In the Robertson/Klein link above, another idea is this:

"What if businesses were more like the free market; full of innovation and iteration? They could evolve quickly, meeting the demands of the market around themselves, while simultaneously allowing all the people who run them to be more engaged and invested."

This is a naive view of 'free markets,' at least as they are today. He might be talking more about how Adam Smith originally envisioned them but capitalist markets today are not at all like this. They both need a good dose of this thread.

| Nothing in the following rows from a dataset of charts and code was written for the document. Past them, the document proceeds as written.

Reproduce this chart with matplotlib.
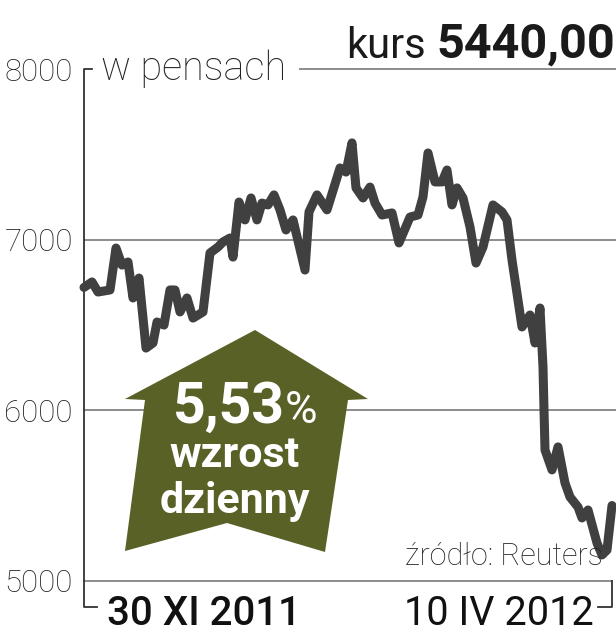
import matplotlib
matplotlib.use("Agg")
import matplotlib.pyplot as plt
from matplotlib.patches import Polygon

# ---- data (days since 30 XI 2011, price in pence) ----
days = [0, 2, 3.5, 6.5, 8, 9.5, 11, 12.25, 13.75, 15.5, 17.25, 18.25, 20, 21.5, 22.75,
        24, 25.75, 27.25, 29.75, 31.5, 33.5, 34.75, 36.5, 37.25, 38.75, 40.25, 41.75,
        43.25, 44.5, 46, 47.5, 49, 50.5, 52.25, 55.25, 56.25, 58.25, 60.75, 64, 65.5,
        67, 68, 69.75, 71.5, 72.75, 74.5, 77, 78.75, 81.5, 83.5, 84.75, 86, 87.75,
        89.5, 90.75, 92, 93.25, 94.75, 96.5, 98, 99.75, 102.25, 104.5, 105.75, 107,
        109.5, 111.5, 112.75, 114, 114.75, 115, 115.25, 117, 118.5, 120.25, 121.5,
        123.5, 124.5, 126, 128.25, 129.5, 130.75, 132]
values = [6720, 6752, 6693, 6705, 6951, 6851, 6869, 6658, 6775, 6364, 6394, 6517, 6499,
          6705, 6705, 6576, 6658, 6540, 6576, 6922, 6957, 6987, 7010, 6898, 7221, 7116,
          7245, 7116, 7215, 7204, 7263, 7175, 7057, 7116, 6822, 7163, 7263, 7175, 7421,
          7397, 7568, 7304, 7245, 7309, 7215, 7145, 7157, 6981, 7133, 7145, 7251, 7509,
          7339, 7339, 7409, 7204, 7304, 7245, 7075, 6863, 6957, 7204, 7163, 7116, 6881,
          6488, 6558, 6394, 6599, 6253, 6001, 5766, 5649, 5784, 5572, 5490, 5431, 5367,
          5414, 5220, 5150, 5179, 5440]
y_ticks = [5000, 6000, 7000, 8000]
y_tick_labels = ["5000", "6000", "7000", "8000"]
x_labels = ["30 XI 2011", "10 IV 2012"]
unit_label = "w pensach"
price_prefix = "kurs"
price_value = "5440,00"
change_value = "5,53"
change_lines = ["wzrost", "dzienny"]
source = "źródło: Reuters"

W, H = 616, 640
fig = plt.figure(figsize=(W / 100, H / 100), dpi=100)
fig.patch.set_facecolor("white")

def fx(x):
    return x / W

def fy(y):
    return 1 - y / H

L, R, T, B = 84, 612, 69.3, 580.5
ax = fig.add_axes([fx(L), fy(B), (R - L) / W, (B - T) / H])
ax.set_xlim(0, 132)
ax.set_ylim(5000, 8000)
for s in ax.spines.values():
    s.set_visible(False)
ax.set_xticks([])
ax.set_yticks(y_ticks)
ax.set_yticklabels(y_tick_labels)
ax.tick_params(axis="y", length=0, pad=8)
for lab in ax.get_yticklabels():
    lab.set_fontfamily(["Roboto", "DejaVu Sans"])
    lab.set_fontweight("light")
    lab.set_fontsize(22.5)
    lab.set_color("#222222")

grid_c = "#8c8c8c"
for v in y_ticks[1:3]:
    ax.plot([0, 1.006], [(v - 5000) / 3000] * 2, transform=ax.transAxes,
            color=grid_c, lw=1.4, clip_on=False, zorder=1)
ax.plot([0, 1], [0, 0], transform=ax.transAxes, color=grid_c, lw=1.4, clip_on=False, zorder=1)
ax.plot([(300 - L) / (R - L), 1.006], [1, 1], transform=ax.transAxes,
        color=grid_c, lw=1.4, clip_on=False, zorder=1)
ext = (607 - B) / (B - T)
ax.plot([(92 - L) / (R - L), 0, 0, (97 - L) / (R - L)], [1, 1, -ext, -ext],
        transform=ax.transAxes, color="#333333", lw=1.3, clip_on=False, zorder=2)
ax.plot([(598 - L) / (R - L), 1, 1], [-ext, -ext, 0], transform=ax.transAxes,
        color="#333333", lw=1.3, clip_on=False, zorder=2)

# arrow
arrow_px = [(255, 330), (368, 399), (348, 400), (325, 552), (227, 523),
            (125, 551), (145, 400), (125, 399)]
arrow_ax = [((x - L) / (R - L), (B - y) / (B - T)) for x, y in arrow_px]
ax.add_patch(Polygon(arrow_ax, closed=True, transform=ax.transAxes,
                     facecolor="#5a6126", edgecolor="none", zorder=3))

# price line
ax.plot(days, values, color="#404040", lw=6.5, solid_joinstyle="round",
        solid_capstyle="round", clip_on=False, zorder=4)

light = ["Roboto", "DejaVu Sans"]
bold = ["Roboto", "DejaVu Sans"]
fig.text(fx(101), fy(80), unit_label, fontsize=28.5, family=light, weight="light",
         color="#222222", ha="left", va="baseline")
fig.text(fx(346), fy(58), price_prefix, fontsize=30, family=light, weight="normal",
         color="#1a1a1a", ha="left", va="baseline")
fig.text(fx(615), fy(58), price_value, fontsize=35, family=bold, weight="bold",
         color="#1a1a1a", ha="right", va="baseline")
fig.text(fx(285), fy(423), change_value, fontsize=41, family=bold, weight="bold",
         color="white", ha="right", va="baseline", zorder=5)
fig.text(fx(285), fy(423), "%", fontsize=32, family=light, weight="normal",
         color="white", ha="left", va="baseline", zorder=5)
fig.text(fx(235), fy(467), change_lines[0], fontsize=31, family=bold, weight="bold",
         color="white", ha="center", va="baseline", zorder=5)
fig.text(fx(235), fy(513), change_lines[1], fontsize=31, family=bold, weight="bold",
         color="white", ha="center", va="baseline", zorder=5)
fig.text(fx(603), fy(565), source, fontsize=22, family=light, weight="light",
         color="#222222", ha="right", va="baseline")
fig.text(fx(107), fy(625), x_labels[0], fontsize=29, family=light, weight="medium",
         color="#111111", ha="left", va="baseline")
fig.text(fx(594), fy(625), x_labels[1], fontsize=28.5, family=light, weight="normal",
         color="#111111", ha="right", va="baseline")

fig.savefig("out.png", dpi=100, facecolor="white")
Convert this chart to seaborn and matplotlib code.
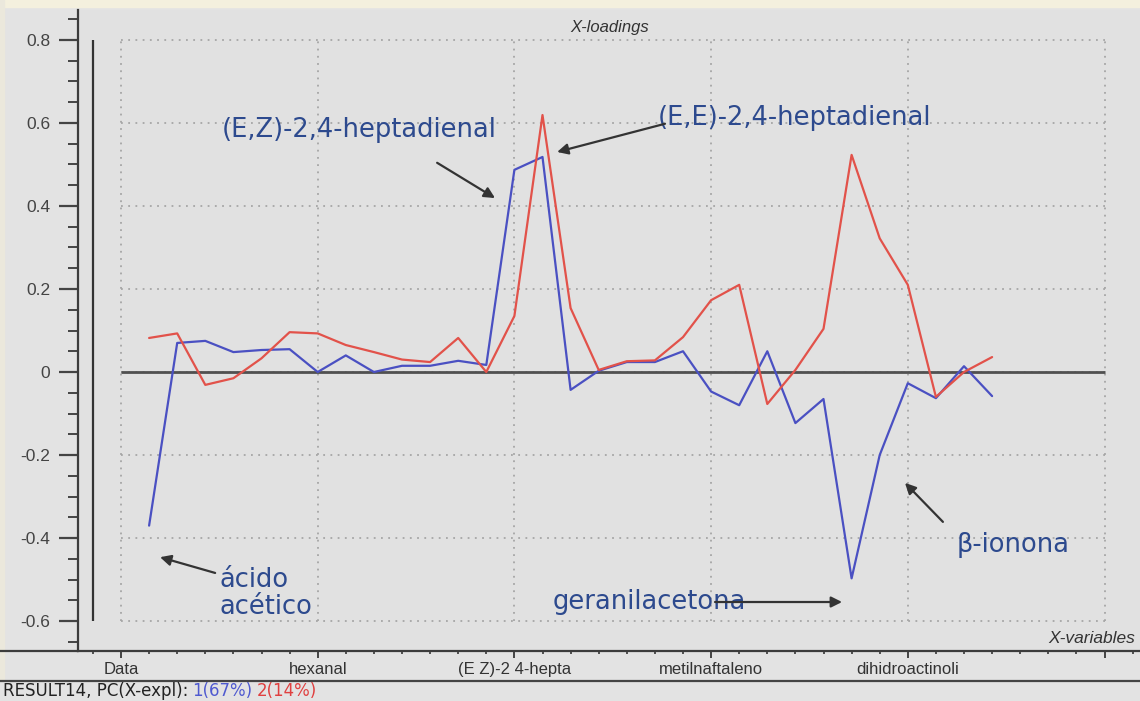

From the recorded conversation: In a discussion on discerning an organization's purpose it is different from what the individuals want it to be as their property (around 24:00). And yet that is exactly what capitalism is about, private property (including capital) governing the means of production, and that governed by top-down leaders (governors). Robertson realizes that the organizational structure of this type of governance is the problem, but he doesn't contextualize it to the broader socio-economic structure of capitalism, which is based on private property. Per the first statement above he understands that the organization is not the property of the founders or board members, yet still believes in an idealistic notion of 'free market' capitalism as a societal organizational structure.

If he see into this more deeply he'd see, like Chomsky, that Adam Smith's vision was far more like libertarian socialism, as is what Robertson describes as holacracy. He's acknowledge the 'tension' I'm describing and process it via prescribed holacratic principles and come to see that holding on to some remnant of capitalism is unconsciously reinforcing some of the very principles he claims to overcome with holacracy.

Of course this would create another very real 'tension' in that one of his biggest sponsors, Mackey's Conscious Capitalism, won't like this and will fight it tooth and nail. And perhaps even because holacracy unconsciously assumes capitalism is the best economic system it will remain unseen, as it serves as a 'market' to sell its products.

At around 26:00 Robertson discusses how our ego assumptions and projections are made transparent by holacracy and thus allows for us to overcome them. I'm suggesting that capitalism is one of those assumptions and projections that is not at all transparent. Or overcome.

At around 46:00 Klein asks about how holacracy relates to conscious capitalism. Robertson notes that the conscious aspect is the best one can do to create better leaders in the corporate structure. But the organizational structure itself makes it difficult to impossible to implement the holacratic kinds of change necessary. The structure itself must change which is what holacracy is. Perhaps later Robertson will address the capitalism part of conscious capitalism in the same way? At 53:00 he reiterates something from above, that the free market structure liberates us per Mackey's statements, but nothing more, yet. Again not realizing that it is the evolution of capitalism (or perhaps devolution per Smith) that creates the exact type of corporate structure holacracy seeks to overcome.